12 - When your writing gets stalled, where do you turn or return for (for lack of a better word) inspiration?  

I pick up a favorite poetry collection, read a loud a favorite poem, and pretend I wrote it. It re-ignites all the pilot lights put out by self-doubt.

13 - What fragrance reminds you of home?   

Fragrance:  Chanel Paris-Venice. Smell:  Wood-burning stove.

14 - David W. McFadden once said that books come from books, but are there any other forms that influence your work, whether nature, music, science or visual art?  

Mostly music, nature, and human nature.

I’m a sucker for piano concertos—the phrasing—all those pleading questions and withheld answers.  Brahms and Saint Saens break my heart, as does the most memorable writing.

I grew up in rural Ohio, south of Cleveland, on 10 acres of meadow.  My mother, who could barely speak English, didn’t believe in playgroups, dismissing unnecessary mingling with American kids. My sister, an extrovert, and I, an introvert, had to rely on each other to entertain ourselves. We spent a lot of time outdoors pursuing our individual fantasies. Looking back, despite the crippling shyness that accompanied me well into college, I’m grateful for the opportunity to have nurtured an abundant inner life.
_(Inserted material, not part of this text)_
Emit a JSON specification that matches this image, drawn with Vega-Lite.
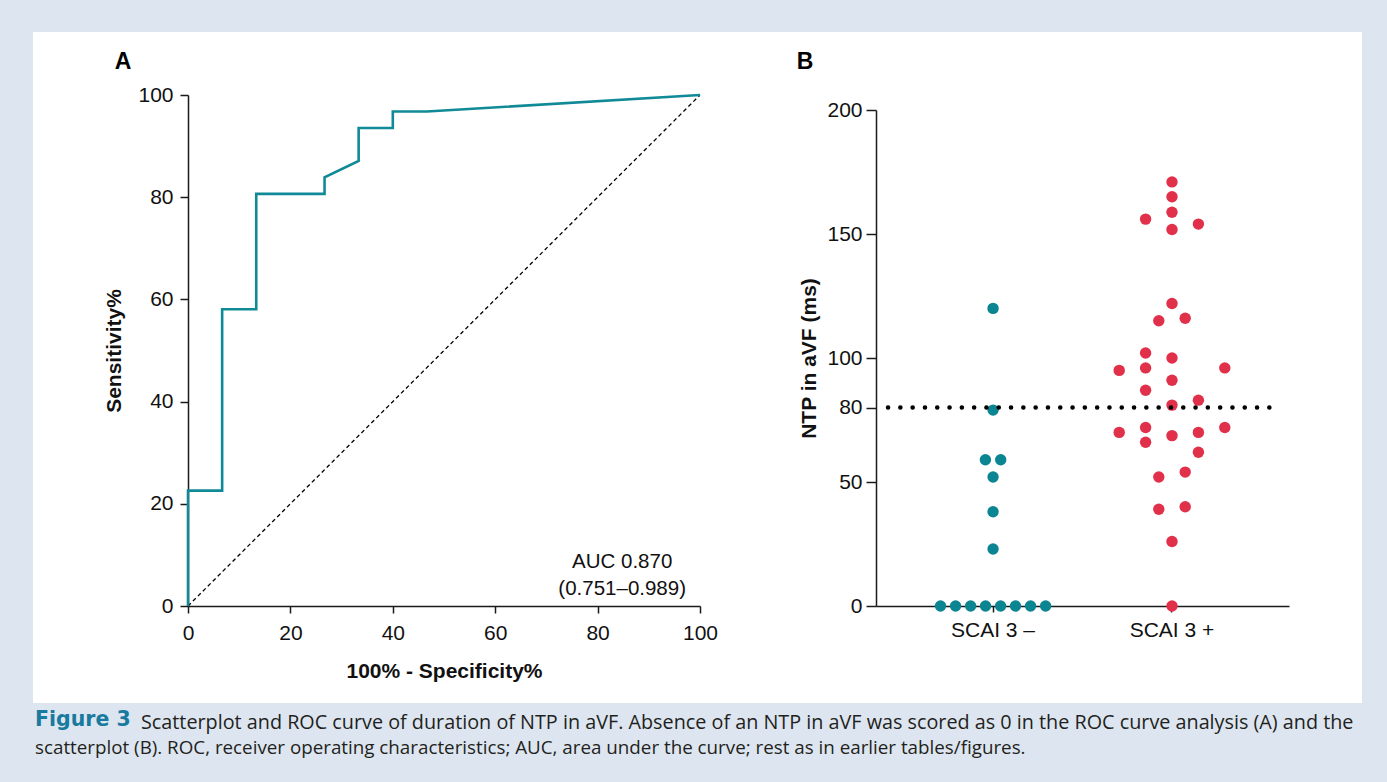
{
  "$schema": "https://vega.github.io/schema/vega-lite/v6.json",
  "background": "#dde6f0",
  "padding": {"left": 33, "top": 32, "right": 30, "bottom": 40},
  "config": {
    "view": {"stroke": null},
    "font": "Liberation Sans",
    "axis": {
      "grid": false,
      "domainColor": "#1a1a1a",
      "tickColor": "#1a1a1a",
      "domainWidth": 1.5,
      "tickWidth": 1.5,
      "labelColor": "#111111",
      "labelFont": "Liberation Sans",
      "labelFontSize": 21,
      "titleFont": "Liberation Sans",
      "titleFontSize": 21,
      "titleFontWeight": "bold",
      "titleColor": "#111111",
      "labelFlush": false,
      "labelOverlap": false
    }
  },
  "title": {
    "text": "Scatterplot and ROC curve of duration of NTP in aVF. Absence of an NTP in aVF was scored as 0 in the ROC curve analysis (A) and the",
    "orient": "bottom",
    "anchor": "start",
    "frame": "group",
    "font": "Open Sans",
    "fontSize": 19.8,
    "fontWeight": "normal",
    "color": "#231f20",
    "dx": 108,
    "dy": -44,
    "offset": 0
  },
  "vconcat": [
    {
      "width": 1329,
      "height": 671,
      "view": {"fill": "white", "stroke": null},
      "title": {
        "text": "Figure 3",
        "subtitle": "scatterplot (B). ROC, receiver operating characteristics; AUC, area under the curve; rest as in earlier tables/figures.",
        "orient": "bottom",
        "anchor": "start",
        "frame": "group",
        "font": "DejaVu Sans",
        "fontSize": 20.5,
        "fontWeight": "bold",
        "color": "#187a9e",
        "subtitleFont": "Open Sans",
        "subtitleFontSize": 18.8,
        "subtitleColor": "#231f20",
        "subtitlePadding": 8,
        "offset": 7,
        "dx": 2
      },
      "layer": [
        {
          "layer": [
            {
              "data": {"values": [{"fpr": 0, "tpr": 0}, {"fpr": 100, "tpr": 100}]},
              "mark": {"type": "line", "color": "#000000", "strokeWidth": 1.3, "strokeDash": [4, 3]},
              "encoding": {
                "x": {"field": "fpr", "type": "quantitative", "scale": {"domain": [0, 100], "range": [155, 667]},
                  "axis": {"orient": "bottom", "offset": -97, "values": [0, 20, 40, 60, 80, 100], "tickSize": 7, "labelPadding": 9, "title": "100% - Specificity%", "titlePadding": 17}},
                "y": {"field": "tpr", "type": "quantitative", "scale": {"domain": [0, 100], "range": [574, 63]},
                  "axis": {"orient": "left", "offset": -155, "values": [0, 20, 40, 60, 80, 100], "tickSize": 8, "labelPadding": 7, "title": "Sensitivity%", "titlePadding": 13}}
              }
            },
            {
              "data": {"values": [
                {"rank": 1, "fpr": 0, "tpr": 0},
                {"rank": 2, "fpr": 0, "tpr": 22.58},
                {"rank": 3, "fpr": 6.67, "tpr": 22.58},
                {"rank": 4, "fpr": 6.67, "tpr": 58.06},
                {"rank": 5, "fpr": 13.33, "tpr": 58.06},
                {"rank": 6, "fpr": 13.33, "tpr": 80.65},
                {"rank": 7, "fpr": 26.67, "tpr": 80.65},
                {"rank": 8, "fpr": 26.67, "tpr": 83.87},
                {"rank": 9, "fpr": 33.33, "tpr": 87.10},
                {"rank": 10, "fpr": 33.33, "tpr": 93.55},
                {"rank": 11, "fpr": 40, "tpr": 93.55},
                {"rank": 12, "fpr": 40, "tpr": 96.77},
                {"rank": 13, "fpr": 46.67, "tpr": 96.77},
                {"rank": 14, "fpr": 100, "tpr": 100}
              ]},
              "mark": {"type": "line", "color": "#118a97", "strokeWidth": 2.6},
              "encoding": {
                "x": {"field": "fpr", "type": "quantitative"},
                "y": {"field": "tpr", "type": "quantitative"},
                "order": {"field": "rank", "type": "quantitative"}
              }
            },
            {
              "data": {"values": [{"fpr": 84.8, "tpr": 8.7, "label": "AUC 0.870\n(0.751–0.989)"}]},
              "mark": {"type": "text", "fontSize": 20.5, "lineBreak": "\n", "lineHeight": 27, "align": "center", "baseline": "middle", "color": "#111111"},
              "encoding": {
                "x": {"field": "fpr", "type": "quantitative"},
                "y": {"field": "tpr", "type": "quantitative"},
                "text": {"field": "label"}
              }
            },
            {
              "data": {"values": [{"panel": "A", "fpr": -12.7, "tpr": 106.4}, {"panel": "B", "fpr": 120.5, "tpr": 106.4}]},
              "mark": {"type": "text", "fontSize": 23, "fontWeight": "bold", "align": "center", "baseline": "middle", "color": "#000000"},
              "encoding": {
                "x": {"field": "fpr", "type": "quantitative"},
                "y": {"field": "tpr", "type": "quantitative"},
                "text": {"field": "panel"}
              }
            }
          ]
        },
        {
          "data": {"values": [
            {"group": "SCAI 3 –", "ntp": 0, "swarm": -3.98},
            {"group": "SCAI 3 –", "ntp": 0, "swarm": -2.84},
            {"group": "SCAI 3 –", "ntp": 0, "swarm": -1.7},
            {"group": "SCAI 3 –", "ntp": 0, "swarm": -0.57},
            {"group": "SCAI 3 –", "ntp": 0, "swarm": 0.57},
            {"group": "SCAI 3 –", "ntp": 0, "swarm": 1.7},
            {"group": "SCAI 3 –", "ntp": 0, "swarm": 2.84},
            {"group": "SCAI 3 –", "ntp": 0, "swarm": 3.98},
            {"group": "SCAI 3 –", "ntp": 120, "swarm": 0},
            {"group": "SCAI 3 –", "ntp": 79, "swarm": 0},
            {"group": "SCAI 3 –", "ntp": 59, "swarm": -0.58},
            {"group": "SCAI 3 –", "ntp": 59, "swarm": 0.58},
            {"group": "SCAI 3 –", "ntp": 52, "swarm": 0},
            {"group": "SCAI 3 –", "ntp": 38, "swarm": 0},
            {"group": "SCAI 3 –", "ntp": 23, "swarm": 0},
            {"group": "SCAI 3 +", "ntp": 171, "swarm": 0},
            {"group": "SCAI 3 +", "ntp": 165, "swarm": 0},
            {"group": "SCAI 3 +", "ntp": 158.8, "swarm": 0},
            {"group": "SCAI 3 +", "ntp": 156, "swarm": -2},
            {"group": "SCAI 3 +", "ntp": 154, "swarm": 2},
            {"group": "SCAI 3 +", "ntp": 151.8, "swarm": 0},
            {"group": "SCAI 3 +", "ntp": 122, "swarm": 0},
            {"group": "SCAI 3 +", "ntp": 115, "swarm": -1},
            {"group": "SCAI 3 +", "ntp": 116, "swarm": 1},
            {"group": "SCAI 3 +", "ntp": 102, "swarm": -2},
            {"group": "SCAI 3 +", "ntp": 100, "swarm": 0},
            {"group": "SCAI 3 +", "ntp": 95, "swarm": -4},
            {"group": "SCAI 3 +", "ntp": 96, "swarm": -2},
            {"group": "SCAI 3 +", "ntp": 96, "swarm": 4},
            {"group": "SCAI 3 +", "ntp": 91, "swarm": 0},
            {"group": "SCAI 3 +", "ntp": 87, "swarm": -2},
            {"group": "SCAI 3 +", "ntp": 83, "swarm": 2},
            {"group": "SCAI 3 +", "ntp": 81, "swarm": 0},
            {"group": "SCAI 3 +", "ntp": 70, "swarm": -4},
            {"group": "SCAI 3 +", "ntp": 72, "swarm": -2},
            {"group": "SCAI 3 +", "ntp": 72, "swarm": 4},
            {"group": "SCAI 3 +", "ntp": 68.7, "swarm": 0},
            {"group": "SCAI 3 +", "ntp": 70, "swarm": 2},
            {"group": "SCAI 3 +", "ntp": 66, "swarm": -2},
            {"group": "SCAI 3 +", "ntp": 62, "swarm": 2},
            {"group": "SCAI 3 +", "ntp": 54, "swarm": 1},
            {"group": "SCAI 3 +", "ntp": 52, "swarm": -1},
            {"group": "SCAI 3 +", "ntp": 39, "swarm": -1},
            {"group": "SCAI 3 +", "ntp": 40, "swarm": 1},
            {"group": "SCAI 3 +", "ntp": 26, "swarm": 0},
            {"group": "SCAI 3 +", "ntp": 0, "swarm": 0}
          ]},
          "mark": {"type": "circle", "size": 130, "opacity": 1},
          "encoding": {
            "x": {"field": "group", "type": "nominal", "sort": ["SCAI 3 –", "SCAI 3 +"],
              "scale": {"type": "band", "range": [843, 1256], "paddingInner": 0, "paddingOuter": 0.154},
              "axis": {"orient": "bottom", "offset": -97, "title": null, "labelAngle": 0, "tickSize": 6, "labelPadding": 7}},
            "xOffset": {"field": "swarm", "type": "quantitative", "scale": {"domain": [-5, 5], "range": [23.5, 155.5]}},
            "y": {"field": "ntp", "type": "quantitative", "scale": {"domain": [0, 200], "range": [574, 78]},
              "axis": {"orient": "left", "offset": -843, "values": [0, 50, 80, 100, 150, 200], "title": "NTP in aVF (ms)", "tickSize": 10, "labelPadding": 4, "titlePadding": 7}},
            "color": {"field": "group", "type": "nominal", "scale": {"domain": ["SCAI 3 –", "SCAI 3 +"], "range": ["#0b8592", "#e1304a"]}, "legend": null}
          }
        },
        {
          "data": {"values": [{"cutoff": 80}]},
          "mark": {"type": "rule", "color": "#000000", "strokeWidth": 4.5, "strokeCap": "round", "strokeDash": [0.1, 12.2]},
          "encoding": {
            "x": {"datum": 0, "type": "quantitative", "scale": {"domain": [0, 1], "range": [855, 1246]}, "axis": null},
            "x2": {"datum": 1},
            "y": {"field": "cutoff", "type": "quantitative", "scale": {"domain": [0, 200], "range": [574, 78]}, "axis": null}
          }
        }
      ],
      "resolve": {"scale": {"x": "independent", "y": "independent"}}
    }
  ]
}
Regarding human nature:  I recall poet Franz Wright once saying to me:  “I’m interested in the moon in a man, not the man in the moon.”

15 - What other writers or writings are important for your work, or simply your life outside of your work?

16 - What would you like to do that you haven't yet done?  

I’d love to work on a collaborative theatre project incorporating my poems in some way.  If anyone is interested, contact me!

17 - If you could pick any other occupation to attempt, what would it be? Or, alternately, what do you think you would have ended up doing had you not been a writer? 

If I couldn’t write, I would’ve loved to have become a competitive ballroom dancer or a music historian.

18 - What made you write, as opposed to doing something else?

I’ve been told I have perfect pitch, but I can’t carry a tune to save my life.  Every piece I play on the piano ends up sounding like a march.   So goodbye to a music career as performance is/was mandatory for a music history degree. 

Dancing?  Early indications pointed to a dancer’s body, but I wasn’t any good at ballet.  When I plied, it was as if weights were attached to my hips.  And I’ve been criticized for leading too much in partner dancing. 

Mainly, I’ve always been drawn to the written and printed word.  I kept lengthy detailed diaries throughout my childhood and well into my college years.

19 - What was the last great book you read? What was the last great film?  

Too hard to narrow down to one book.  But three that I find myself re-reading passages from for various reasons include:

What we Live For, What We Die for: Selected Poems by Serhiy Zhadan; Translated from Ukrainian by Virlana Tkacz and Wanda Phipps.

Why Mahler?: How One Man and Ten Symphonies Changed Our World by Norman Lebrecht

Great film:  Parasite

20 - What are you currently working on? 

I have several groups of poems in their earliest stages that may turn into longer sequences or manuscripts. 

But the longest sequence which I recently completed is titled “The (Dis)enchanted Desna, after Alexander Dovzhenko” (20th c. Ukrainian film director and literary stylist).  It is based on Dovzhenko’s original novella titled The Enchanted Desna that I translated from Ukrainian and published in 2006  (House Between Water Press).  This sequence re-imagines Dovzhenko’s beloved, boundless Desna River Valley in a time of Putin.

Last year the sequence was awarded co-winner of the New England Poetry Club Samuel Washington Allen Prize selected by Robert Pinsky.  That provided enormous encouragement to keep going with this project.  I’m excited how this might develop into a full-length manuscript.